Some securities firms have called on the government to reconsider a plan to stop them from running both an investment management unit and a brokerages unit, at the same time, arguing this could impact negatively on sector growth while the downturn having effects.
Edwin Sinaga, president director of PT Finan Corpindo Nusa, said the proposed policy poses a serious
risk to clients’ assets and could jeopardize the performance of many securities firms.
Currently, a securities company is allowed to have three different permits at once – as a fund manager, an underwriter and as a broker, with licenses being issued by the stock market regulator Bapepam-LK.
Bapepam argues that managing investors’ funds while acting as broker creates a conflict of interest, which could lead to the misappropriation of investors’ funds in order to maximize company profits.
In line with a widespread global overhaul of the role of governments and regulatory bodies in supervising the financial sector following the financial crisis, Bapepam now plans to revise the Capital Market Law.
Under the draft for the revision, Bapepam insists upon the separation of investment management units from underwriting and brokering functions. The draft, however, does not specify the exact mechanisms required to prove separation.
Indonesia Stock Exchange data shows that so far there are 33 firms that run both an investment management unit and a brokerage unit.

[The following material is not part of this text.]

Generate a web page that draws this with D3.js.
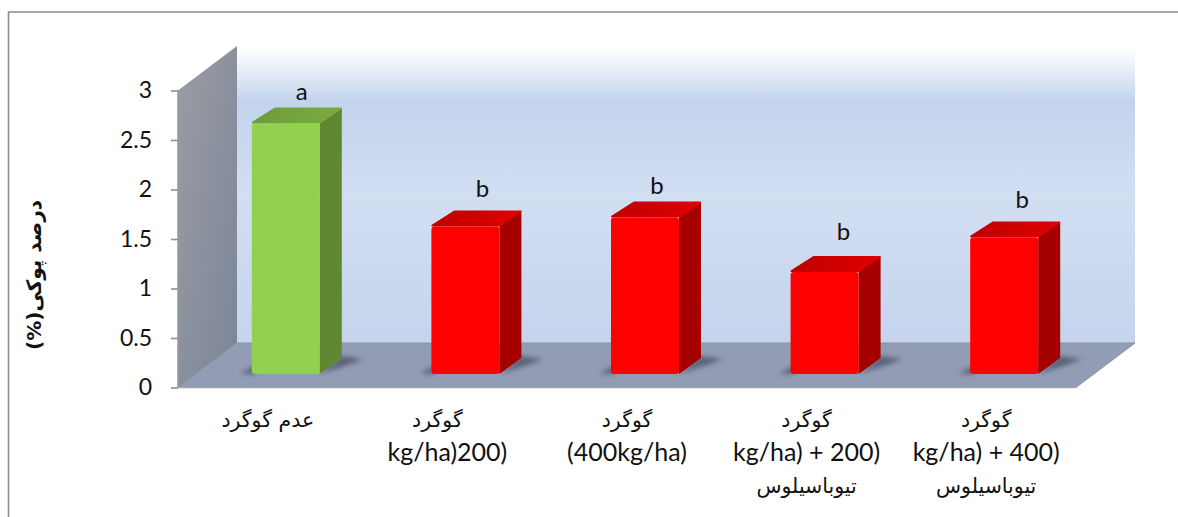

Aviyasa Dwipayana, president director of PT Trimegah Securities – a company that will be affected by the proposed plan, said that the Indonesian capital market was just recovering from last year’s crash. The separation, he argued, would directly affect the recovery process.
“This change will be a pressure on our efficiency programs, which have been carried out after the crisis, as we will need to put more investment into any corporate actions to separate these units,” he said.
He also questioned the effectiveness of the policy as the separation of the business units would not guarantee that there would be no conflict of interests, as it was very likely that the divested units would be run by affiliated firms.
“The problem hinges on business ethics. What Bapepam should do is enforce good corporate governance in every securities firm,” he said.
Mutual Fund Managers Associations chairman Abiprayadi Riyanto raised a concern on how the new policy would impact upon new starters in the business. He argued that such separation required considerable resources, which smaller firms could not afford. This could lead to companies closing down, thus affecting the number of outlets for selling mutual fund products.
However Lily Widjaya, chairperson of the Indonesian Securities Companies Association said the impact of the separation would not be as bad as had been imagined.
Lily said the industry was ready for this change as 86 out of 119 securities companies operating in the country already separate fund managing businesses, which had been separated from other business units.
“We have talked about this change before with the regulator and most of us have agreed with this,” she said, adding that the issue has been discussed since 2002.
Bapepam targets that it will submit the draft to the House of Representative next year, after waiting for the newly-elected lawmakers to take their seats in the new parliament.